The thesis presents a Probability Density Function (PDF)-derived Eulerian/Eulerian model for the prediction of dispersed two-phase (solid/gas) flows. Continuum equations for the dispersed phase are formulated from the Kinetic Model (KM) PDF transport equations. The Kinetic stresses of the dispersed phase are determined from an algebraic stress model (ASM) together with a KM-based transport equation for the fluctuating kinetic energy. The continuum equations for the continuous phase are assumed to be the same as those in the Eulerian two-fluid model except for the interfacial momentum and energy transfer terms. Closures for these terms are derived from the PDF KM and mirror their counterparts in the dispersed phase equations. Also, the carrier phase turbulence is modelled by the standard k-ε model. These transport equations are solved using the numerical framework of an existing two-fluid approach.

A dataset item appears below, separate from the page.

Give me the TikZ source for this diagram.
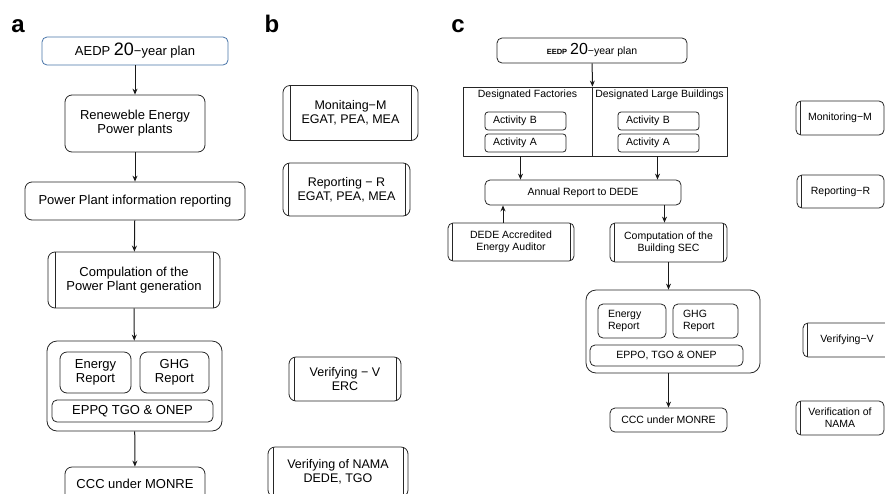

Furthermore, the current two-fluid model practice of applying wall functions to impose boundary conditions is adapted for application to the particulate phase. Such wall functions are calculated from the PDF KM itself. In this approach, the PDF equations are pre-integrated using the fully developed flow assumption along the wall to relate wall fluxes to values of the relevant variables in the interior of the flow. Such integration is utilised to create a wall functions database for a range of mean flow conditions. The model is validated against a range of both unbounded and bounded flow cases. Comparisons are made with experimental data as well as the results of other computational methods. It was found that the proposed model performs very well in capturing particulate behaviour and improves, in certain aspects, on the performance of traditional two-fluid models while retaining the practicality of the latter model for industrial applications. In particular, a reasonable capture of the particulate dispersion was observed within jet flows. Improvements were also seen in the prediction of mass flux distribution in shear layers and an accurate capture of near-wall mass distributions in bounded flows.